◆ **PROBLEM DETAILS**: Exactly the lines from the start of the data below through the line that contains "(g3t) at (1022,128)" are to be copied, with pictures left out.

◆ **DATA LINES**:
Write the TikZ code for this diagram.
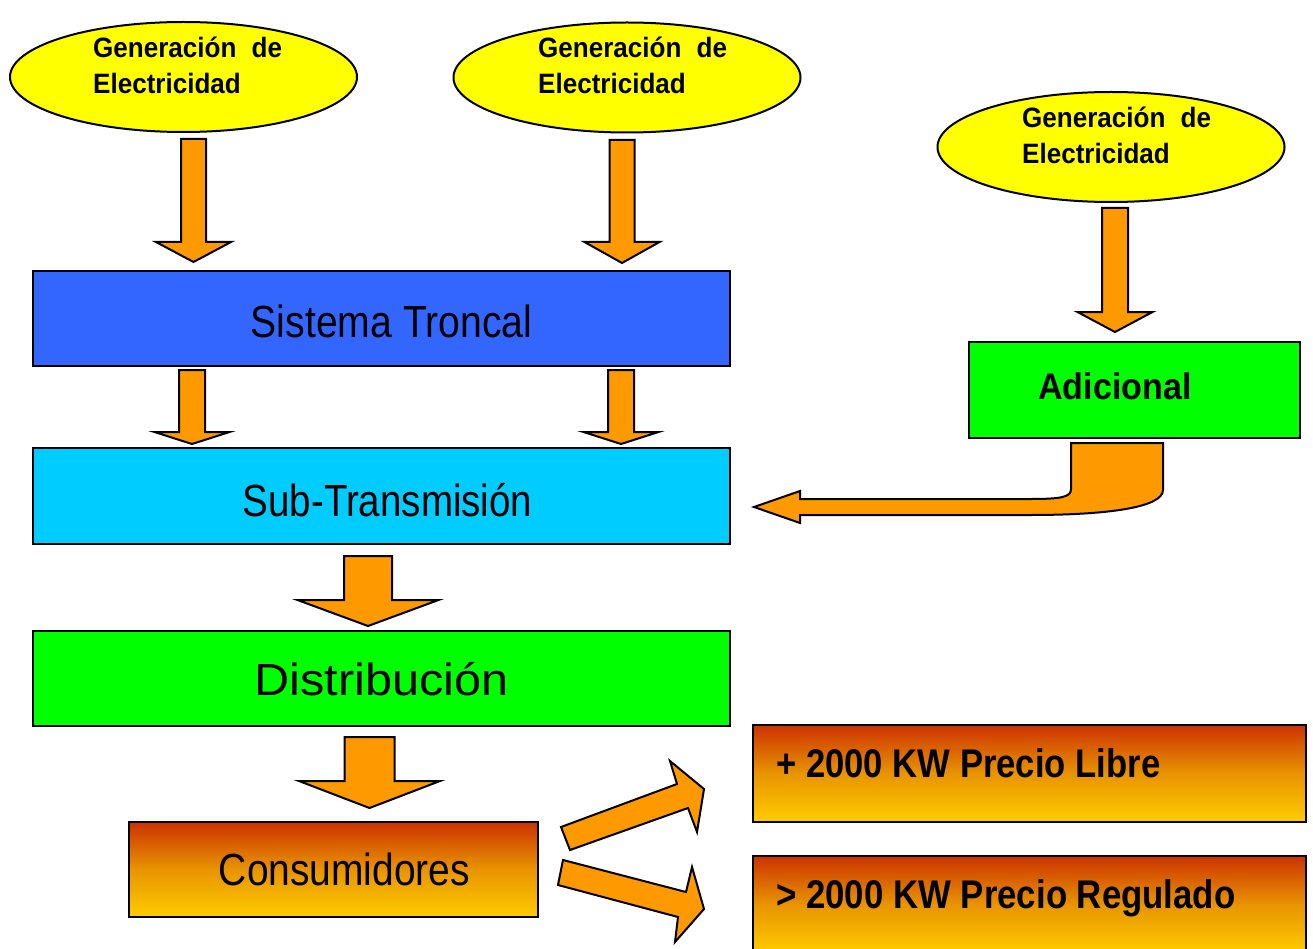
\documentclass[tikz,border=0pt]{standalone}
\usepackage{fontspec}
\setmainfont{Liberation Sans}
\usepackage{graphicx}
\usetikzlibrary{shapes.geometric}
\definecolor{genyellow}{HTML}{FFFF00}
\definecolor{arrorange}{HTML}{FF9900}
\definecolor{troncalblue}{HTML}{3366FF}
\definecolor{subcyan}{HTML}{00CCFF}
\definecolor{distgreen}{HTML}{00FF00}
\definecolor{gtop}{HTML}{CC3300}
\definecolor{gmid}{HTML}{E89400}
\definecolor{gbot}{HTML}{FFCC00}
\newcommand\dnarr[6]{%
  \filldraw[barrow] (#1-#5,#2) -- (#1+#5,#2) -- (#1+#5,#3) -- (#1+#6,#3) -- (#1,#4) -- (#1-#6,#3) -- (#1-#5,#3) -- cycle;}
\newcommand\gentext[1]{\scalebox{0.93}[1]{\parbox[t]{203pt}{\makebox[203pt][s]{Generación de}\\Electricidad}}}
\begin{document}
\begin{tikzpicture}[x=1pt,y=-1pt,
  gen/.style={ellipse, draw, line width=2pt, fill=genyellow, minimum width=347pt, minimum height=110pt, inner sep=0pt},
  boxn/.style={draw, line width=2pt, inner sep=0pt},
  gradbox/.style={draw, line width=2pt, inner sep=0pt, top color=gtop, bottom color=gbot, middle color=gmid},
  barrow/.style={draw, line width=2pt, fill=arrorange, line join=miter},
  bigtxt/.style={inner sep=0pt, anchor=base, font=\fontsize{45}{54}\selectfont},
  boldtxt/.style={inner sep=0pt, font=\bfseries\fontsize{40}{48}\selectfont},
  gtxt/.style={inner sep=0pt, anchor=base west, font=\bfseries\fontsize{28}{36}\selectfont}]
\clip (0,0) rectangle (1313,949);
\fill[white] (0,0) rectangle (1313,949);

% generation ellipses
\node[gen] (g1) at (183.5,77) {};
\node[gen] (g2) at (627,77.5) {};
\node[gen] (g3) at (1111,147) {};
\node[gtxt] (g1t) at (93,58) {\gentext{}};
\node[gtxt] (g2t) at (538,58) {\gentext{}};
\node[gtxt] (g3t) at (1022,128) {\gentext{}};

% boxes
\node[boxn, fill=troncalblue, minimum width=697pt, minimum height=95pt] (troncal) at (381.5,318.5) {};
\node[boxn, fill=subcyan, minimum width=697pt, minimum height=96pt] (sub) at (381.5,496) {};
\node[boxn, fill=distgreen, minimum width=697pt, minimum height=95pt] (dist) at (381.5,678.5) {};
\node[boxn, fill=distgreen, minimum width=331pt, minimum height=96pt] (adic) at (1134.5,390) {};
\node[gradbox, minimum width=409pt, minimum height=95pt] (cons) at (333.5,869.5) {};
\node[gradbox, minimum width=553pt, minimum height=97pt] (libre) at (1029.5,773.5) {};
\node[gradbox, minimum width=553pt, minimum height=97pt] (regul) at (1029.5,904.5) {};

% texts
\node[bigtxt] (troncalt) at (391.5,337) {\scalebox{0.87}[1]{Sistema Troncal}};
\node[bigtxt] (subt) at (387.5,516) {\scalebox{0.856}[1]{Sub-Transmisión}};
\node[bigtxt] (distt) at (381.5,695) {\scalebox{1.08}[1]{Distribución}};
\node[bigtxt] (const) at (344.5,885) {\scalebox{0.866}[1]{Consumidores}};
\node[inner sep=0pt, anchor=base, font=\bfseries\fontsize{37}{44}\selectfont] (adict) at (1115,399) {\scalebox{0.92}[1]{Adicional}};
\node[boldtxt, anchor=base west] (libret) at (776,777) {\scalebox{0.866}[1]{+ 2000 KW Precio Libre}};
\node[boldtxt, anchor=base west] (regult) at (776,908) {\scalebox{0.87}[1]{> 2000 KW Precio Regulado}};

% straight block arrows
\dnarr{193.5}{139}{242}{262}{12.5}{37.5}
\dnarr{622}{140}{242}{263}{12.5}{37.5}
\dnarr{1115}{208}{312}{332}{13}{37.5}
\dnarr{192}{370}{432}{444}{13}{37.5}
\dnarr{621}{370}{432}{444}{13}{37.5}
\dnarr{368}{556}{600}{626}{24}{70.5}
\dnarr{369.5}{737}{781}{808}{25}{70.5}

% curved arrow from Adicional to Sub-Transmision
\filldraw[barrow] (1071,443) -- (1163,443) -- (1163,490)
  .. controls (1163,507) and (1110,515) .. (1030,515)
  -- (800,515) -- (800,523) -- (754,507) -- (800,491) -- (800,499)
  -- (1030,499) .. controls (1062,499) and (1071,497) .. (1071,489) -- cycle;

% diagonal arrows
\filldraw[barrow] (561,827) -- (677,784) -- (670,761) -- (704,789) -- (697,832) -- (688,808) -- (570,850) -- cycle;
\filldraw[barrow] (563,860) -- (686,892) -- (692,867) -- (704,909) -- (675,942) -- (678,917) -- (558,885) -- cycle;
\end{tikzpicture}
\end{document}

◆ **WORKED ANSWER**:
Write the TikZ code for this diagram.
\documentclass[tikz,border=0pt]{standalone}
\usepackage{fontspec}
\setmainfont{Liberation Sans}
\usepackage{graphicx}
\usetikzlibrary{shapes.geometric}
\definecolor{genyellow}{HTML}{FFFF00}
\definecolor{arrorange}{HTML}{FF9900}
\definecolor{troncalblue}{HTML}{3366FF}
\definecolor{subcyan}{HTML}{00CCFF}
\definecolor{distgreen}{HTML}{00FF00}
\definecolor{gtop}{HTML}{CC3300}
\definecolor{gmid}{HTML}{E89400}
\definecolor{gbot}{HTML}{FFCC00}
\newcommand\dnarr[6]{%
  \filldraw[barrow] (#1-#5,#2) -- (#1+#5,#2) -- (#1+#5,#3) -- (#1+#6,#3) -- (#1,#4) -- (#1-#6,#3) -- (#1-#5,#3) -- cycle;}
\newcommand\gentext[1]{\scalebox{0.93}[1]{\parbox[t]{203pt}{\makebox[203pt][s]{Generación de}\\Electricidad}}}
\begin{document}
\begin{tikzpicture}[x=1pt,y=-1pt,
  gen/.style={ellipse, draw, line width=2pt, fill=genyellow, minimum width=347pt, minimum height=110pt, inner sep=0pt},
  boxn/.style={draw, line width=2pt, inner sep=0pt},
  gradbox/.style={draw, line width=2pt, inner sep=0pt, top color=gtop, bottom color=gbot, middle color=gmid},
  barrow/.style={draw, line width=2pt, fill=arrorange, line join=miter},
  bigtxt/.style={inner sep=0pt, anchor=base, font=\fontsize{45}{54}\selectfont},
  boldtxt/.style={inner sep=0pt, font=\bfseries\fontsize{40}{48}\selectfont},
  gtxt/.style={inner sep=0pt, anchor=base west, font=\bfseries\fontsize{28}{36}\selectfont}]
\clip (0,0) rectangle (1313,949);
\fill[white] (0,0) rectangle (1313,949);

% generation ellipses
\node[gen] (g1) at (183.5,77) {};
\node[gen] (g2) at (627,77.5) {};
\node[gen] (g3) at (1111,147) {};
\node[gtxt] (g1t) at (93,58) {\gentext{}};
\node[gtxt] (g2t) at (538,58) {\gentext{}};
\node[gtxt] (g3t) at (1022,128) {\gentext{}};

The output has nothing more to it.